Recently, a research team from Princeton University released an intriguing study report, indicating that by August 2024, approximately 4.36% of new articles on Wikipedia will contain significant AI-generated content. This research was jointly conducted by scholars Creston Brooks, Samuel Eggert, and Denis Peskoff, who utilized tools named GPTZero and Binoculars to detect these AI-generated contents.
The study shows that compared to data before the release of GPT-3.5, the AI-generated content in Wikipedia articles in 2024 has significantly increased. Among the 2,909 English Wikipedia articles examined, GPTZero flagged 156, Binoculars flagged 96, and there were 45 overlapping articles between the two tools. The flagged articles often had lower quality, fewer citations, and did not integrate well into Wikipedia's knowledge network. Some articles even appeared to be self-promotional, involving personal or commercial promotion, often with superficial citations, such as personal YouTube videos.
In terms of political content, eight articles significantly pushed specific viewpoints, involving some controversial topics, such as the editing wars about Albanian history. Additionally, some users also utilized large language models (LLMs) to write content on niche topics, including fungi, cuisine, sports, and even chapter-by-chapter book summaries.
The study also compared AI-generated content on Wikipedia with that on Reddit and UN press releases, finding that AI-generated content on Reddit was much lower, accounting for less than 1%. This indicates that AI-generated content on Reddit is either very scarce, subject to censorship, or difficult to detect. Meanwhile, AI-generated UN press releases have significantly increased, soaring from less than 1% before 2022 to 20% in 2024.
The report concludes by emphasizing that with the rise of generative LLMs, AI detection tools are also continuously evolving. However, assessing these detectors in different contexts such as text length, field, and human-machine integration still faces challenges. To address the challenges posed by AI-generated content, individuals, educational institutions, businesses, and governments need to actively seek reliable methods to verify human-created content. Regulatory agencies in various countries should also strengthen the management of AI-generated content.

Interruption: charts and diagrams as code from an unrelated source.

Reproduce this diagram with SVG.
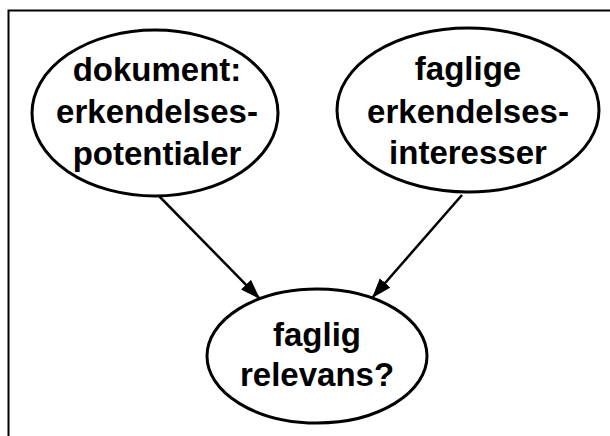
<svg xmlns="http://www.w3.org/2000/svg" width="610" height="436" viewBox="0 0 610 436">
  <style>
    .node ellipse { fill: #ffffff; stroke: #000000; stroke-width: 3; }
    .node text { font-family: "Liberation Sans", Arial, sans-serif; font-weight: bold; font-size: 33px; fill: #000000; text-anchor: middle; }
    .edge { stroke: #000000; stroke-width: 2.5; fill: none; marker-end: url(#arrow); }
    .frame { stroke: #000000; stroke-width: 2; fill: none; }
  </style>
  <defs>
    <marker id="arrow" markerUnits="userSpaceOnUse" markerWidth="22" markerHeight="16" refX="20" refY="7" orient="auto">
      <path d="M0,0 L20,7 L0,14 Z" fill="#000000"/>
    </marker>
  </defs>
  <rect width="610" height="436" fill="#ffffff"/>
  <g id="frame">
    <path class="frame" d="M8.5,436 L8.5,10.5 L610,10.5"/>
  </g>
  <g id="connectors">
    <line class="edge" x1="157" y1="194" x2="260" y2="299"/>
    <line class="edge" x1="462" y1="195" x2="372" y2="298"/>
  </g>
  <g id="node-dokument" class="node">
    <ellipse cx="155" cy="113" rx="123" ry="83"/>
    <text x="157" y="81">dokument:</text>
    <text x="157" y="123">erkendelses-</text>
    <text x="157" y="165">potentialer</text>
  </g>
  <g id="node-faglige" class="node">
    <ellipse cx="468" cy="110" rx="131" ry="82"/>
    <text x="468" y="80">faglige</text>
    <text x="468" y="123">erkendelses-</text>
    <text x="468" y="164">interesser</text>
  </g>
  <g id="node-relevans" class="node">
    <ellipse cx="317" cy="356" rx="110" ry="67"/>
    <text x="317" y="346">faglig</text>
    <text x="317" y="386">relevans?</text>
  </g>
</svg>
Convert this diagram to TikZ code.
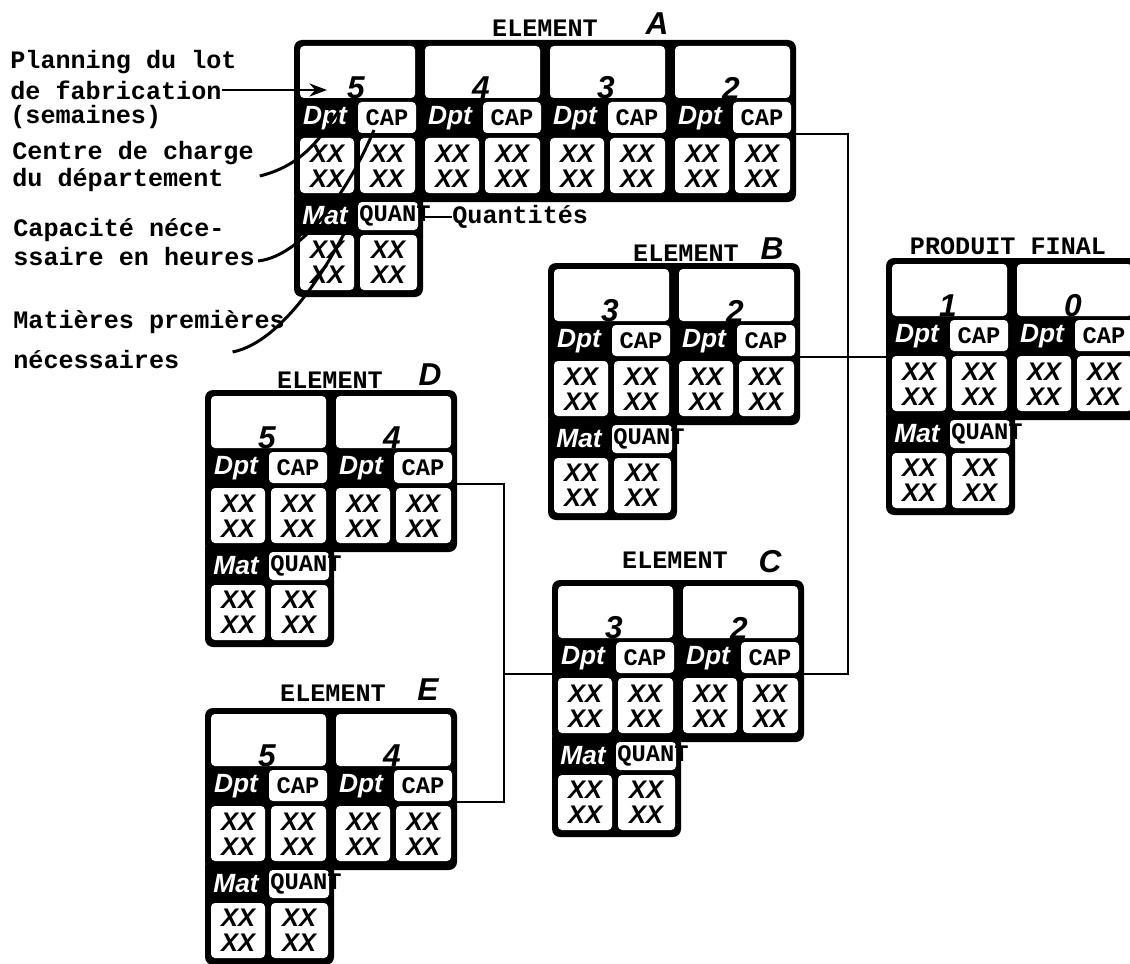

For instance, China has already started taking measures to increase the transparency of AI-generated information on the internet, issuing relevant draft regulations. India has also issued recommendations this year for the labeling of AI-related content, although this proposal has sparked widespread controversy and criticism.
Key Points:
📊 The study shows that about 4.36% of new Wikipedia articles are AI-generated.
🔍 AI-generated content on Reddit is less than 1%, showing a significant difference.
🌐 Countries are exploring regulatory measures and labeling requirements for AI-generated content.